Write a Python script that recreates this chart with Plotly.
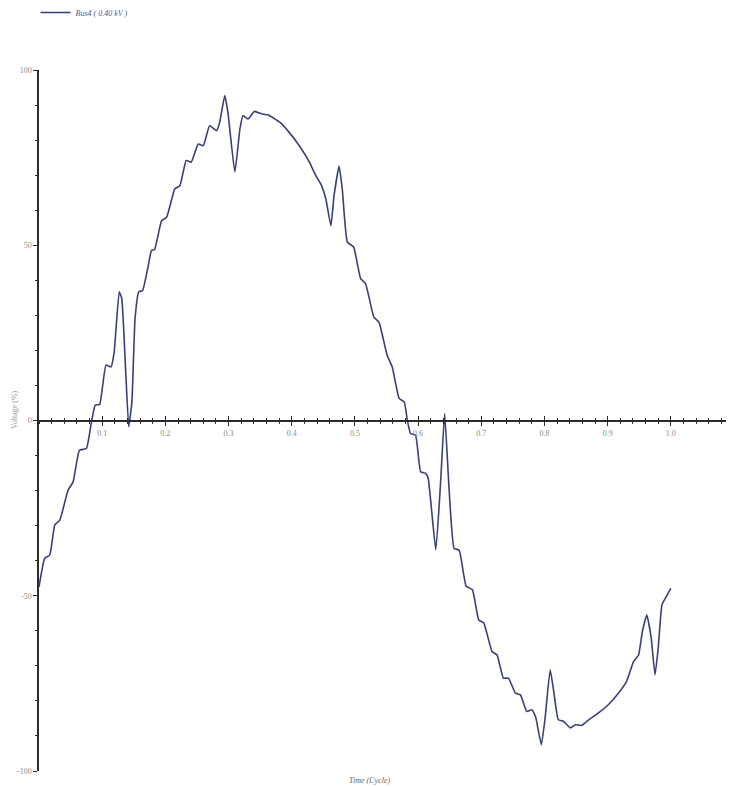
import plotly.graph_objects as go

# Waveform samples (time in cycles, voltage in %)
time_cycle = [0.000, 0.009, 0.017, 0.025, 0.033, 0.046, 0.054, 0.064, 0.075, 0.083,
              0.089, 0.096, 0.106, 0.114, 0.119, 0.127, 0.131, 0.137, 0.142, 0.147,
              0.152, 0.158, 0.164, 0.172, 0.178, 0.183, 0.194, 0.202, 0.215, 0.223,
              0.233, 0.241, 0.252, 0.260, 0.270, 0.281, 0.286, 0.294, 0.299, 0.310,
              0.318, 0.323, 0.331, 0.341, 0.352, 0.362, 0.381, 0.396, 0.412, 0.428,
              0.438, 0.446, 0.454, 0.462, 0.467, 0.475, 0.480, 0.488, 0.498, 0.509,
              0.517, 0.530, 0.538, 0.551, 0.559, 0.570, 0.578, 0.583, 0.588, 0.596,
              0.604, 0.612, 0.616, 0.628, 0.636, 0.642, 0.649, 0.657, 0.665, 0.676,
              0.686, 0.696, 0.704, 0.717, 0.725, 0.735, 0.743, 0.754, 0.762, 0.772,
              0.780, 0.786, 0.795, 0.801, 0.809, 0.814, 0.822, 0.830, 0.841, 0.849,
              0.859, 0.870, 0.885, 0.901, 0.917, 0.930, 0.941, 0.949, 0.955, 0.962,
              0.969, 0.975, 0.980, 0.986, 0.993, 1.000]
voltage_pct = [-47.5, -39.3, -38.4, -29.8, -28.4, -19.9, -17.5, -8.5, -8.0, -0.4,
               4.4, 4.6, 15.8, 15.3, 19.6, 36.7, 34.8, 14.8, -1.8, 5.3,
               29.0, 36.7, 37.1, 43.3, 48.5, 48.8, 57.0, 58.0, 66.1, 67.0,
               74.2, 73.7, 78.9, 78.4, 84.1, 82.7, 85.1, 92.7, 87.9, 70.9,
               83.2, 87.0, 86.0, 88.2, 87.5, 87.2, 85.1, 82.2, 78.4, 73.7,
               69.9, 67.5, 63.2, 55.6, 64.2, 72.6, 66.1, 50.9, 49.5, 40.5,
               39.0, 29.5, 28.1, 18.6, 15.3, 6.3, 5.3, 0.1, -3.7, -4.2,
               -14.6, -15.1, -16.5, -36.9, -16.5, 2.0, -19.4, -36.5, -37.0, -47.2,
               -48.3, -56.9, -57.8, -65.9, -66.9, -73.5, -73.5, -77.8, -78.3, -83.0,
               -82.5, -84.5, -92.5, -84.9, -71.1, -76.4, -85.4, -85.8, -87.7, -86.8,
               -87.0, -85.4, -83.5, -81.1, -77.8, -74.4, -68.8, -66.9, -60.2, -55.5,
               -62.1, -72.6, -65.0, -52.6, -50.2, -47.9]

x_tick_vals = [0.1, 0.2, 0.3, 0.4, 0.5, 0.6, 0.7, 0.8, 0.9, 1.0, 1.1]
x_tick_text = ["0.1", "0.2", "0.3", "0.4", "0.5", "0.6", "0.7", "0.8", "0.9", "1.0", "1.1"]
y_tick_vals = [-100, -50, 0, 50, 100]
y_tick_text = ["-100", "-50", "0", "50", "100"]

series_name = "Bus4 ( 0.40 kV )"
line_color = "#3b3f78"
axis_color = "#2b2b2b"
label_color = "#8a8a8a"
font_family = "Liberation Serif"

fig = go.Figure()
fig.add_trace(go.Scatter(
    x=time_cycle, y=voltage_pct, mode="lines", name=series_name,
    line=dict(color=line_color, width=1.6, shape="spline", smoothing=0.4),
    showlegend=True,
))
# invisible helper trace on overlaying axis so the second tick set is drawn
fig.add_trace(go.Scatter(x=[0], y=[0], xaxis="x2", mode="markers",
                         marker=dict(opacity=0), showlegend=False, hoverinfo="skip"))

# the page body has an 8px margin, so the figure is sized/offset to compensate
fig.update_layout(
    width=726, height=779,
    margin=dict(l=31, r=0, t=62, b=16, autoexpand=False),
    paper_bgcolor="white", plot_bgcolor="white",
    font=dict(family=font_family, size=8, color=label_color),
    showlegend=True,
    legend=dict(x=-0.005, y=1.082, xanchor="left", yanchor="middle",
                font=dict(family=font_family, size=8, color="#4a5aa0", style="italic"),
                bgcolor="rgba(0,0,0,0)", itemwidth=30),
    xaxis=dict(
        range=[0, 1.1], anchor="free", position=0.5, automargin=False,
        showgrid=False, zeroline=False,
        showline=True, linecolor=axis_color, linewidth=1.5,
        tickmode="array", tickvals=x_tick_vals, ticktext=x_tick_text,
        ticks="outside", ticklen=5, tickwidth=1.2, tickcolor=axis_color,
        minor=dict(dtick=0.02, tick0=0, ticks="outside", ticklen=3,
                   tickwidth=1.2, tickcolor=axis_color),
        tickfont=dict(family=font_family, size=8, color=label_color),
    ),
    xaxis2=dict(
        range=[0, 1.1], overlaying="x", anchor="free", position=0.5, automargin=False,
        showgrid=False, zeroline=False, showline=False,
        tickmode="array", tickvals=x_tick_vals, showticklabels=False,
        ticks="inside", ticklen=5, tickwidth=1.2, tickcolor=axis_color,
        minor=dict(dtick=0.02, tick0=0, ticks="inside", ticklen=3,
                   tickwidth=1.2, tickcolor=axis_color),
        side="bottom",
    ),
    yaxis=dict(
        range=[-100, 100], showgrid=False, zeroline=False, automargin=False,
        showline=True, linecolor=axis_color, linewidth=1.5,
        tickmode="array", tickvals=y_tick_vals, ticktext=y_tick_text,
        ticks="outside", ticklen=4, tickwidth=1.2, tickcolor=axis_color,
        minor=dict(dtick=10, tick0=0, ticks="outside", ticklen=2,
                   tickwidth=1.2, tickcolor=axis_color),
        tickfont=dict(family=font_family, size=8, color=label_color),
    ),
    annotations=[
        dict(text="Time (Cycle)", xref="paper", yref="paper", x=0.476, y=0,
             yanchor="top", xanchor="center", yshift=-3, showarrow=False,
             font=dict(family=font_family, size=8, color="#666666", style="italic")),
        dict(text="Voltage (%)", xref="paper", yref="paper", x=-0.0345, y=0.515,
             xanchor="center", yanchor="middle",
             textangle=-90, showarrow=False,
             font=dict(family=font_family, size=8, color="#999999")),
    ],
)

fig.write_html("out.html")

## Exercise task
Go from the first line of the listing to the line holding "import plotly.graph_objects as go" and, please, transcribe those lines exactly, both included, with no pictures.

## Written reply
Write a Python script that recreates this chart with Plotly.
import plotly.graph_objects as go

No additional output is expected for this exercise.